God often calls us to believe him in spite of the circumstances. Otherwise faith would hardly be faith! A sad thing sometimes happens when Christians take bold actions of obedient faith: their fellow believers desert them at the very moment they most desperately need their help. Those who do not walk in a deep and abandoned relationship with the Lord will never understand the motivations and actions of radically committed believers. The hardest thing can be to feel alone even among our fellow Christians. But God does help us by sending those who will stand with us, people who also believe what God has said. Surround yourself with people like that. You may need them some day! Mary had Elizabeth even if she had no one else. Elizabeth and Mary were both women who had experienced the supernatural power of God. We need to find people on the same wavelength, people who believe God as we do, people who are on the same page as we are.

Mary’s response to God was, I think, amazing. She did not complain.  She did not ask God why he had done this to her.  We forget how desperate her position was because we have the advantage of hindsight. We know how  how the story turns out. But she did not! At that point, she was in a place of great pressure and enormous need of faith. And by faith, she found the ability to see the present from the perspective of the future -- from God’s perspective. Faith enables us to see beyond the difficulties of the present to the promises of the future.

And so her response to her suffering, as recorded in the verse I quoted at the beginning, was to exalt the Lord -- and it was, as the Greek word aggaliaso indicates, a wild, unrestrained rejoicing!  Mary's response to trial and difficulty was not the first response I usually come up with.  Her response was praise. “In everything give thanks, for this is the will of God in Christ Jesus for you” (1 Thess. 5:16). There is power in praise. Praise is not just an emotional response. Praise is an act of our spirit in which we reach deep down into our innermost being where the Spirit of God indwells us to ask God for the resources to release in us an attitude of thanksgiving we could never produce in ourselves. The praise we release toward God can only originate in God.

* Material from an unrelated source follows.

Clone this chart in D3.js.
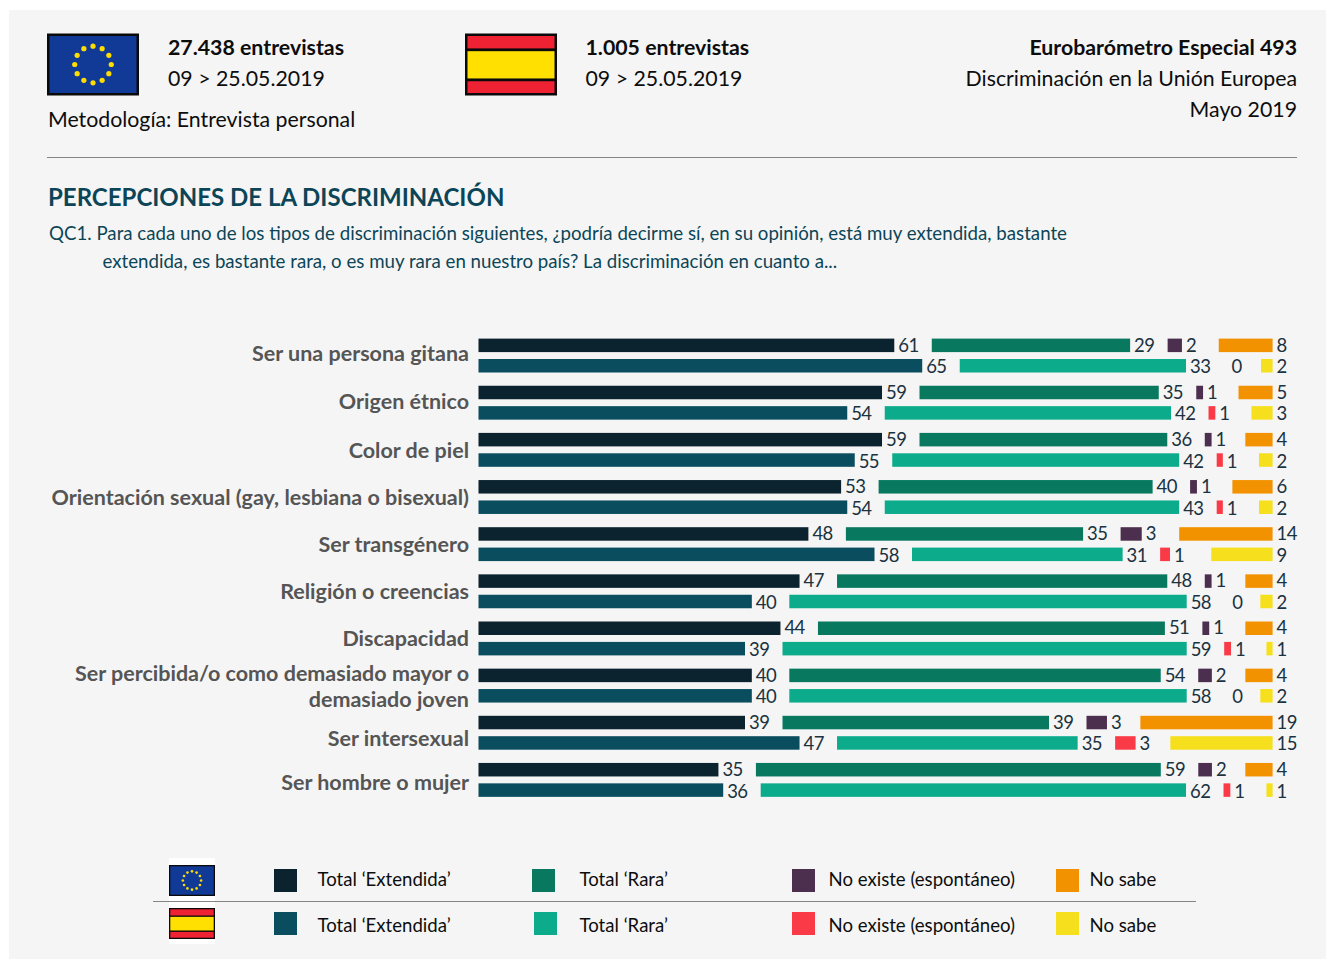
<!DOCTYPE html>
<html><head><meta charset="utf-8">
<script src="https://cdn.jsdelivr.net/npm/d3@7"></script>
<style>html,body{margin:0;padding:0;background:#fff}svg{display:block}text{font-family:Lato,sans-serif}</style>
</head><body><svg id="c" width="1326" height="959"></svg>
<script>
const categories=["Ser una persona gitana","Origen étnico","Color de piel","Orientación sexual (gay, lesbiana o bisexual)","Ser transgénero","Religión o creencias","Discapacidad","Ser percibida/o como demasiado mayor o|demasiado joven","Ser intersexual","Ser hombre o mujer"];
const euExtendida=[61.0,59.2,59.2,53.2,48.4,47.1,44.3,40.1,39.1,35.2];
const euRara=[29.1,35.1,36.35,40.2,34.8,48.45,50.9,54.49,39.1,59.4];
const euNoExiste=[2.1,1.0,1.0,1.0,3.1,1.0,1.0,2.0,3.0,2.0];
const euNoSabe=[7.9,5.0,4.0,5.9,13.7,4.0,4.0,4.0,19.4,4.0];
const esExtendida=[65.1,54.1,55.2,54.1,58.1,40.1,39.1,40.1,47.1,35.9];
const esRara=[33.2,42.0,42.1,43.2,30.9,58.3,59.3,58.3,35.3,62.4];
const esNoExiste=[0,1.0,0.9,0.9,1.45,0,1.0,0,3.0,1.0];
const esNoSabe=[1.7,3.1,2.0,2.0,9.0,1.8,0.9,1.8,15.0,0.9];
const seriesNames=["Total ‘Extendida’","Total ‘Rara’","No existe (espontáneo)","No sabe"];
const euColors=["#0b232e","#08795f","#4c2e4e","#f39200"];
const esColors=["#0a4d5e","#0bab8b","#fb3a47","#f6df1d"];
const labelNudge=[-2.5,-1.5,0.5,0.5,0,0,0,0,5,2];

const svg=d3.select("#c");
svg.append("rect").attr("x",9).attr("y",10).attr("width",1317).attr("height",949).attr("fill","#f5f5f5");

function txt(x,y,s,size,color,weight,anchor){
  return svg.append("text").attr("x",x).attr("y",y).attr("font-size",size).attr("fill",color)
    .attr("font-weight",weight||400).attr("text-anchor",anchor||"start").text(s);
}
function euFlag(x,y,w,h,sw){
  const g=svg.append("g");
  g.append("rect").attr("x",x+sw/2).attr("y",y+sw/2).attr("width",w-sw).attr("height",h-sw).attr("fill","#103a96").attr("stroke","#0a0a0a").attr("stroke-width",sw);
  const r=h*0.295;
  d3.range(12).forEach(i=>{const a=i*Math.PI/6;
    g.append("circle").attr("cx",x+w/2+r*Math.sin(a)).attr("cy",y+h/2-r*Math.cos(a)).attr("r",h*0.042).attr("fill","#ffdd00");});
}
function esFlag(x,y,w,h,sw){
  const g=svg.append("g");
  g.append("rect").attr("x",x).attr("y",y).attr("width",w).attr("height",h).attr("fill","#0a0a0a");
  g.append("rect").attr("x",x+sw).attr("y",y+sw).attr("width",w-2*sw).attr("height",h*0.2).attr("fill","#ef2233");
  g.append("rect").attr("x",x+sw).attr("y",y+h*0.285).attr("width",w-2*sw).attr("height",h*0.44).attr("fill","#ffe000");
  g.append("rect").attr("x",x+sw).attr("y",y+h*0.77).attr("width",w-2*sw).attr("height",h*0.23-sw).attr("fill","#ef2233");
}
// header
const hs=21.3, ink="#0d0d0d";
euFlag(47,33.5,92,62,2.5);
esFlag(465,33.5,92,62,2.5);
txt(168,55,"27.438 entrevistas",hs,ink,700);
txt(168,86,"09 > 25.05.2019",hs,ink);
txt(585.5,55,"1.005 entrevistas",hs,ink,700);
txt(585.5,86,"09 > 25.05.2019",hs,ink);
txt(48,127,"Metodología: Entrevista personal",hs,ink);
txt(1297,55,"Eurobarómetro Especial 493",hs,ink,700,"end");
txt(1297,86,"Discriminación en la Unión Europea",hs,ink,400,"end");
txt(1297,117,"Mayo 2019",hs,ink,400,"end");
svg.append("line").attr("x1",47).attr("x2",1297).attr("y1",157.5).attr("y2",157.5).attr("stroke","#858585");
txt(48,206,"PERCEPCIONES DE LA DISCRIMINACIÓN",24,"#0b4557",700);
txt(49,240,"QC1. Para cada uno de los tipos de discriminación siguientes, ¿podría decirme sí, en su opinión, está muy extendida, bastante",18.68,"#0b4557");
txt(102.5,268,"extendida, es bastante rara, o es muy rara en nuestro país? La discriminación en cuanto a...",18.68,"#0b4557");

// chart
const x=d3.scaleLinear().domain([0,100]).range([0,681.6]);
const gap=37.5, x0=478.5, xEnd=x0+x(100)+3*gap;
const y=d3.scaleBand().domain(categories).range([338.6,338.6+47.15*10]);
const barH=13.5, esOff=20.4;
const rows=[
 {vals:[euExtendida,euRara,euNoExiste,euNoSabe],colors:euColors,off:0,labelDy:-0.3},
 {vals:[esExtendida,esRara,esNoExiste,esNoSabe],colors:esColors,off:esOff,labelDy:1}
];
rows.forEach(row=>{
  categories.forEach(c=>{
    const ci=categories.indexOf(c);
    let cum=0;
    const g=svg.append("g");
    row.vals.forEach((arr,si)=>{
      const v=arr[ci], w=x(v), by=y(c)+row.off;
      const bx=si===3 ? xEnd-w : x0+x(cum)+gap*si;
      if(v>0) g.append("rect").attr("x",bx).attr("y",by).attr("width",w).attr("height",barH).attr("fill",row.colors[si]);
      g.append("text").attr("x",bx+w+(v===0?8:4)).attr("y",by+barH/2+6.5+row.labelDy)
        .attr("font-size",18.5).attr("letter-spacing",-0.6).attr("fill","#1b3240").text(Math.round(v));
      cum+=v;
    });
  });
});
categories.forEach((c,ci)=>{
  const parts=c.split("|"), cy=y(c)+(barH+esOff)/2+labelNudge[ci]+0.4;
  parts.forEach((p,i)=>{
    txt(469,cy+7.5+(i-(parts.length-1)/2)*26,p,21.5,"#555555",700,"end");
  });
});

// legend
svg.append("rect").attr("x",169).attr("y",858).attr("width",46).attr("height",86).attr("fill","#fff");
euFlag(169,865,46,31,1.3);
esFlag(169,908,46,31,1.3);
svg.append("line").attr("x1",153).attr("x2",1196).attr("y1",901.5).attr("y2",901.5).attr("stroke","#858585");
const swatchX=[[274,532,792,1056],[274,534,792,1056]];
const labelX=[317.5,579.5,828.5,1089.5];
[[euColors,869,886],[esColors,912,932]].forEach((r,ri)=>{
  seriesNames.forEach((n,i)=>{
    svg.append("rect").attr("x",swatchX[ri][i]).attr("y",r[1]).attr("width",23).attr("height",23).attr("fill",r[0][i]);
    txt(labelX[i],r[2],n,18.6,ink);
  });
});
</script></body></html>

The decision to offer praise in the midst of suffering releases in us the energy of the Holy Spirit. Somehow, we begin to know deep in our "knower" that even in our present suffering the sovereign refining and loving power of God is at work. Somehow, we know he will keep us. Somehow, we know that suffering that comes as a result of obedience always results in the advance of the kingdom and the manifestation of the glory of God. How and when that happens we must release to God. But happen it will, for God will have his way. Somehow, we know that in the end it will all be worth it.

In the meantime our job, no matter how challenging the circumstances are, is to follow in Mary's footsteps. At a very hard time in his life, David gave you and I an invitation we should be quick to accept: "Oh magnify the Lord with me, and let us exalt his name together!" (Ps. 34:3).